Show each line from the listing that includes the word "chart".

**Information provided**:
::::

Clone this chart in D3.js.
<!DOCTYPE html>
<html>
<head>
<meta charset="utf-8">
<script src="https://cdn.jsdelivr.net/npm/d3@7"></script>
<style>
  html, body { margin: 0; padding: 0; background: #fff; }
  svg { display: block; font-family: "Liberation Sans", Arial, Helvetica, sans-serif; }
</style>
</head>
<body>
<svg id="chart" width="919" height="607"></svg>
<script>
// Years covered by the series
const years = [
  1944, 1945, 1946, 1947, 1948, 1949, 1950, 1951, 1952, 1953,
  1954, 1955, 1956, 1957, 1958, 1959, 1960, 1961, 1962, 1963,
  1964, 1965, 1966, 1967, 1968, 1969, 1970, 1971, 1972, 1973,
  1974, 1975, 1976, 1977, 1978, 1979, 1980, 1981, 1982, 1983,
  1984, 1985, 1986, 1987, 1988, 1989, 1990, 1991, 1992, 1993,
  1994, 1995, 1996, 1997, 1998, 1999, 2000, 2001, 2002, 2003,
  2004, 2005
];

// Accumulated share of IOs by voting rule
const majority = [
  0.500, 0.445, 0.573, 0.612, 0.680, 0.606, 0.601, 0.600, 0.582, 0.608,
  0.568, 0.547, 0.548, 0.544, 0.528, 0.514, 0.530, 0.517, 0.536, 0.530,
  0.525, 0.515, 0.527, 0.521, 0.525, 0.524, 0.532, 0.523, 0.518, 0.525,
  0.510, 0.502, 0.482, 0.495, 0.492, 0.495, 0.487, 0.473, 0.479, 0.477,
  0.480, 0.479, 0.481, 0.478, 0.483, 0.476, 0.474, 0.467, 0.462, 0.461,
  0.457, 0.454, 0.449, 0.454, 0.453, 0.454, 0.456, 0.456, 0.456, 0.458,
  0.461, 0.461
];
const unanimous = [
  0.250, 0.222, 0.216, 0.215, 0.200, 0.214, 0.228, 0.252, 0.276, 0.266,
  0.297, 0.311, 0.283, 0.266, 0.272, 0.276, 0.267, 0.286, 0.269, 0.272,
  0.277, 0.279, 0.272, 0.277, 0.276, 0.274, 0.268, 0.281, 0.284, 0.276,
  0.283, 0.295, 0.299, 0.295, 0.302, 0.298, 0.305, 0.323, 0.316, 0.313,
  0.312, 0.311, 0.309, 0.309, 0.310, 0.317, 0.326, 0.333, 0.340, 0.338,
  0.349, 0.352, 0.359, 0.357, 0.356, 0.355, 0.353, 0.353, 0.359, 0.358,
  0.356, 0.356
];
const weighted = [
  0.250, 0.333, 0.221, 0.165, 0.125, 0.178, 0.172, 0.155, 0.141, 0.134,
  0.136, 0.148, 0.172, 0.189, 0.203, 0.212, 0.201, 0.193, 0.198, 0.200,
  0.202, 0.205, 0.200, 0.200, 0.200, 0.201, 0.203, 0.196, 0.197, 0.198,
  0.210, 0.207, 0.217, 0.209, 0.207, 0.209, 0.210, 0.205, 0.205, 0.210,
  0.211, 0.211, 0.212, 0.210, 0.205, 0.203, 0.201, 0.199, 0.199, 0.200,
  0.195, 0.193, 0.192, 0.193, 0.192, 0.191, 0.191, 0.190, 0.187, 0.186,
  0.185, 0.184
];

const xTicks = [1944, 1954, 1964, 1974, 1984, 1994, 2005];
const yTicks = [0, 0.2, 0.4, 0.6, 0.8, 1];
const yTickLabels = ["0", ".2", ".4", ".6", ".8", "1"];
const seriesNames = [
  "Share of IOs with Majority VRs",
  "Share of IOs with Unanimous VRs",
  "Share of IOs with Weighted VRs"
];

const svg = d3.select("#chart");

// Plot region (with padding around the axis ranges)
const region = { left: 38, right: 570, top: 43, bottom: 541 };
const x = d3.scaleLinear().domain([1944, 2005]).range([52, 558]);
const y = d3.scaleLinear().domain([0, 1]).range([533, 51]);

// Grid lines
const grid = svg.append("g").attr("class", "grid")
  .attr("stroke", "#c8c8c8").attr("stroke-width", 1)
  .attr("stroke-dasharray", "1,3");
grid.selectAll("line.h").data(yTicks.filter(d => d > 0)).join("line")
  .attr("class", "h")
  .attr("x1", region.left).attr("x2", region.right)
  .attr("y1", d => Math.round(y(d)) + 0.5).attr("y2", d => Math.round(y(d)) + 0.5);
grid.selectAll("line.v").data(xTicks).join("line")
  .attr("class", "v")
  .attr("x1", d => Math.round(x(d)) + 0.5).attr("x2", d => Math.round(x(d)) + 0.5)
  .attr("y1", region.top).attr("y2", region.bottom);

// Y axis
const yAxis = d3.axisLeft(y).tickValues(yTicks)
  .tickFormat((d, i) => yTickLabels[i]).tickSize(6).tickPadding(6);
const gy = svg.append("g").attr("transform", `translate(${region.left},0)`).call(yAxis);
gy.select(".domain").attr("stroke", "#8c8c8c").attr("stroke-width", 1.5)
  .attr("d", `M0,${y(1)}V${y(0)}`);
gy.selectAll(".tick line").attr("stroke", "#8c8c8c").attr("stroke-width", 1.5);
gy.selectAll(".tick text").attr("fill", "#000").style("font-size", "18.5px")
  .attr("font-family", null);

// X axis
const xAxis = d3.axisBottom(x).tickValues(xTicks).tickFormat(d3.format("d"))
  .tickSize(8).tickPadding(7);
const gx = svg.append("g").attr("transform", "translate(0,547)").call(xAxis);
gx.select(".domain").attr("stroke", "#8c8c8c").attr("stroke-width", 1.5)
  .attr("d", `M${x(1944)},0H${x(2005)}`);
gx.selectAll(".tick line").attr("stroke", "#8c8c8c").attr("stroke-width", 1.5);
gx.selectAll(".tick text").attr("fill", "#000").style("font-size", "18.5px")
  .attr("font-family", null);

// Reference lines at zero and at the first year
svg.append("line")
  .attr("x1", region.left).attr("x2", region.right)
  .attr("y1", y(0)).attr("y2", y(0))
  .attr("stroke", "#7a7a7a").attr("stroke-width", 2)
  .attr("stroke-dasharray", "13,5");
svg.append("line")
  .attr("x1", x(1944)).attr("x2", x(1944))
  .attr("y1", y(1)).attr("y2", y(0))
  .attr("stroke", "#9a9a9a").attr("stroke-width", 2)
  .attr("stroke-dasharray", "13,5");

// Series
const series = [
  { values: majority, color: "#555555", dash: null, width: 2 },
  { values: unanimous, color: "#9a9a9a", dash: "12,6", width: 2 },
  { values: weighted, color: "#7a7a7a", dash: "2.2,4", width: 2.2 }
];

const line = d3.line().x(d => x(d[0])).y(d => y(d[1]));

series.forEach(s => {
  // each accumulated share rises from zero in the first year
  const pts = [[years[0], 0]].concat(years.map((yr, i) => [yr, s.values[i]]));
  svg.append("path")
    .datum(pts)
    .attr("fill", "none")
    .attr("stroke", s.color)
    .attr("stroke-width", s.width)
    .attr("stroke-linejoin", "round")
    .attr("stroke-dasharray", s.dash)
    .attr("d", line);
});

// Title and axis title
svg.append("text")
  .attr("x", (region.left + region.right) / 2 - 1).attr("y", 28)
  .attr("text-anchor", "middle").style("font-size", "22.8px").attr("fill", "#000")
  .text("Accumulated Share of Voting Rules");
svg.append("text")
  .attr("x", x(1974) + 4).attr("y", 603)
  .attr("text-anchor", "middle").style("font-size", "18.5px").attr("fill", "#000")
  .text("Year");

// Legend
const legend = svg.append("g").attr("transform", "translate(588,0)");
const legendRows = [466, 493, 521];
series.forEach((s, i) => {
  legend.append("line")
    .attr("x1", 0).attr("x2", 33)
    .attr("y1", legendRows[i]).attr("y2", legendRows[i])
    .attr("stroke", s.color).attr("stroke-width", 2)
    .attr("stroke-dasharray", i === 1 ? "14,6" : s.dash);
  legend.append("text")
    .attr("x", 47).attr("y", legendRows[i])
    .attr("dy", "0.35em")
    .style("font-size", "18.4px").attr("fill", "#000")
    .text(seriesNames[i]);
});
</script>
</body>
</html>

::::

**Written response**:
Clone this chart in D3.js.
<svg id="chart" width="919" height="607"></svg>
const svg = d3.select("#chart");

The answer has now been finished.